Perhaps we should look to what went wrong with the banking and financial system, and re-learn the lessons of the past.

But do not expect this obvious thing to come easily. For as Robert F. Kennedy once observed, "About one fifth of the people are against everything, all the time." And the monied interests seem to have about one fifth of the people wrapped around their little fingers and whipped into a self-destructive hysteria these days.

But it seems as though the Allies are about to cross the Rhine, and the kings of Wall Street are huddling in their bunkers and ratholes, planning their final counterattack, moving divisions of hardened mercenaries and true believers to their defense, even as their enablers and sycophants in the Congress and the media start slipping slowly away.

This too shall pass, but not without causing further damage in the process. These are tricky and unscrupulous boys, and they have co-opted quite a bit of the system. But they have reached and surpassed their zenith, and their power begins to wane.  And so now it is time to leave.

It is always the hubris, and overreach, a step too far.

"My interpretation of the Libor scandal is the obvious one: banks, as presently constituted and managed, cannot be trusted to perform any publicly important function, against the perceived interests of their staff. Today’s banks represent the incarnation of profit-seeking behaviour taken to its logical limits, in which the only question asked by senior staff is not what is their duty or their responsibility, but what can they get away with.

As my colleague John Kay, has frequently point out, such behaviour, which might seem to be the logical consequence of profit-maximisation, is incompatible with the survival of a sophisticated market economy. Without trust in the probity of those one deals with a host of potentially profitable long-term arrangements will collapse. This is particularly true in banking, Trust is not an optional extra in banking, it is, as the salience of the word “credit” to this industry implies, of the essence.  ('credo, credere,' and all that - Jesse)

It is difficult to know how to restore not just the reality, but the perception, of trustworthiness, to this industry. But part of the answer must be a separation of the self-interested trading culture of today’s investment banking from the service-oriented culture of old-fashioned commercial banking. That has always seemed to me to be a strong argument for the ring-fencing of retail from investment banking that the ICB proposed...

The banking industry performs a set of vital public functions – the provision of credit and the management of money. But its culture is not that of service-oriented utilities, but rather of huge entities acting solely for their own purposes.

A full retail ring-fence, which separates the investment banking from the retail banking, (colloquially known as Glass-Steagall - Jesse)  plus much higher capital requirements, would be a good start. This combination would, I believe, see the disappearance of much unnecessary trading activity. Good riddance, I would say. But the UK would also have to accept that the present charging model for retail banking – free, if in credit – is also one of the reasons for the endless series of scandals. The model is broken, in the current low-interest rate environment.

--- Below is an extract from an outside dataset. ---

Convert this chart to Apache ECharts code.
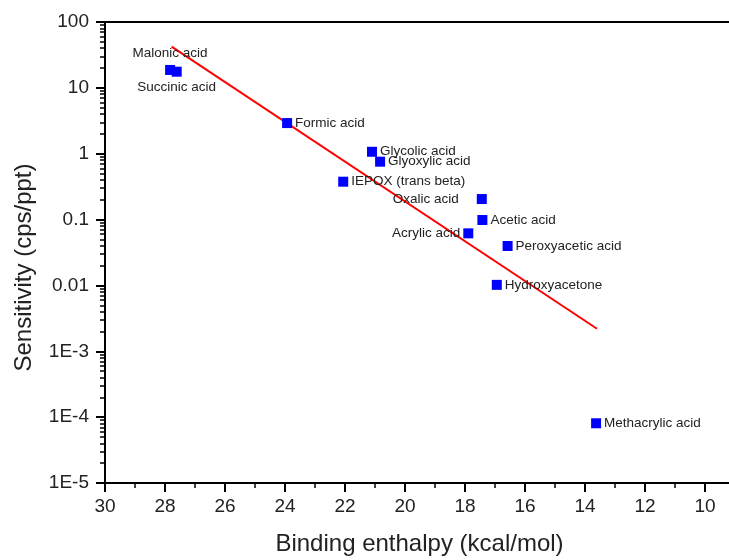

Banks must be encouraged to charge open fees for service, rather than make money by covert means...

Read the rest here.


That Most Dangerous Time in the History of a Great Nation


Someone reminded me of this passage from an old history book today. It was a memory of days gone by for me, when I studied Roman history for a whimsical second major in Classics as a bright eyed undergraduate.

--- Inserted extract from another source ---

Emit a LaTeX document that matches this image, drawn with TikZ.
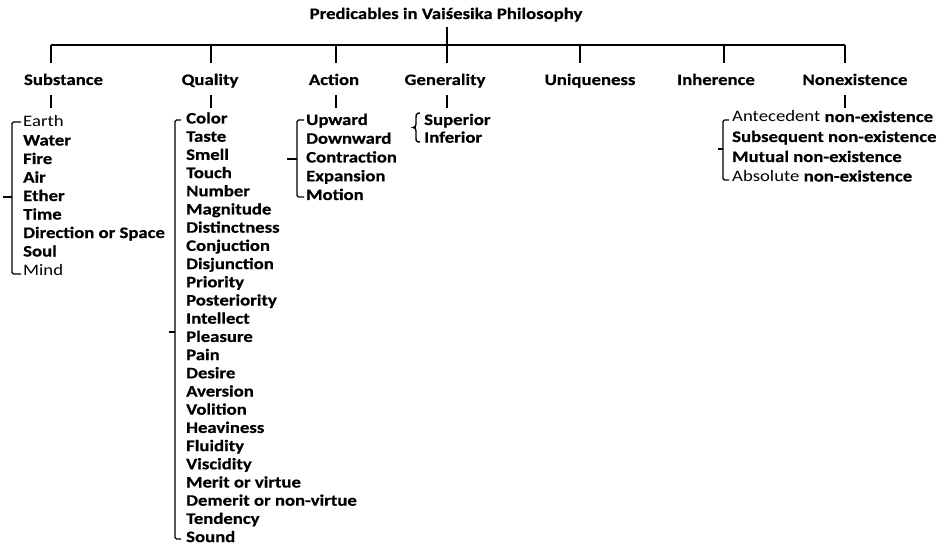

People have been comparing the US to the Roman Empire in decline since at least the 1950's. It was a favorite meme of my mother, child as she was of the Great Depression and the Second World War.  And yet we sometimes look back now to that early postwar period as 'the good old days.'

Unstable times bring great risks. A.H. Beesley wrote this history shortly after the First World War, when the flower of Europe had been lost in the trenches and the British Empire was staggered.  Most people are not aware of the foundation of the Roman Republic with the overthrow of the monarchy around 500 BC, and the four hundred year period of the popular consuls, with their own decline, the third servile revolt of Spartacus, and the rise of the princeps, clever politicians and powerful generals, epitomized finally by the dictator, Julius Caesar.

Beesley asks the rhetorical question in 1921 that a Roman citizen might have asked in 70 BC, 'The hour for reform was surely come. Who was to be the man?'

And so, seemingly, here we are again.

Universal degeneracy of the Government, and decay of the nation

Everywhere Rome was failing in her duties as mistress of the
civilised world. Her own internal degeneracy was faithfully reflected
in the abnegation of her imperial duties. When in any country the
small-farmer class is being squeezed off the land; when its labourers
are slaves or serfs; when huge tracts are kept waste to minister to
pleasure; when the shibboleth of art is on every man's lips, but ideas
of true beauty in very few men's souls; when the business-sharper is
the greatest man in the city, and lords it even in the law courts;
when class-magistrates, bidding for high office, deal out justice
according to the rank of the criminal; when exchanges are turned into
great gambling-houses, and senators and men of title are the chief
gamblers; when, in short, 'corruption is universal, when there is
increasing audacity, increasing greed, increasing fraud, increasing
impurity, and these are fed by increasing indulgence and ostentation;
when a considerable number of trials in the courts of law bring out
the fact that the country in general is now regarded as a prey, upon
which any number of vultures, scenting it from afar, may safely
light and securely gorge themselves; when the foul tribe is amply
replenished by its congeners at home, and foreign invaders find any
number of men, bearing good names, ready to assist them in
robberies far more cruel and sweeping than those of the footpad or
burglar'--when such is the tone of society, and such the idols before
which it bends, a nation must be fast going down hill.

A more repulsive picture can hardly be imagined. A mob, a moneyed
class, and an aristocracy almost equally worthless, hating each other,
and hated by the rest of the world; Italians bitterly jealous of
Romans, and only in better plight than the provinces beyond the sea;
more miserable than either, swarms of slaves beginning to brood
over revenge as a solace to their sufferings; the land going out of
cultivation; native industry swamped by slave-grown imports; the
population decreasing; the army degenerating; wars waged as a
speculation, but only against the weak; provinces subjected to
organized pillage; in the metropolis childish superstition, whole sale
luxury, and monstrous vice.

The hour for reform was surely come. Who was to be the man?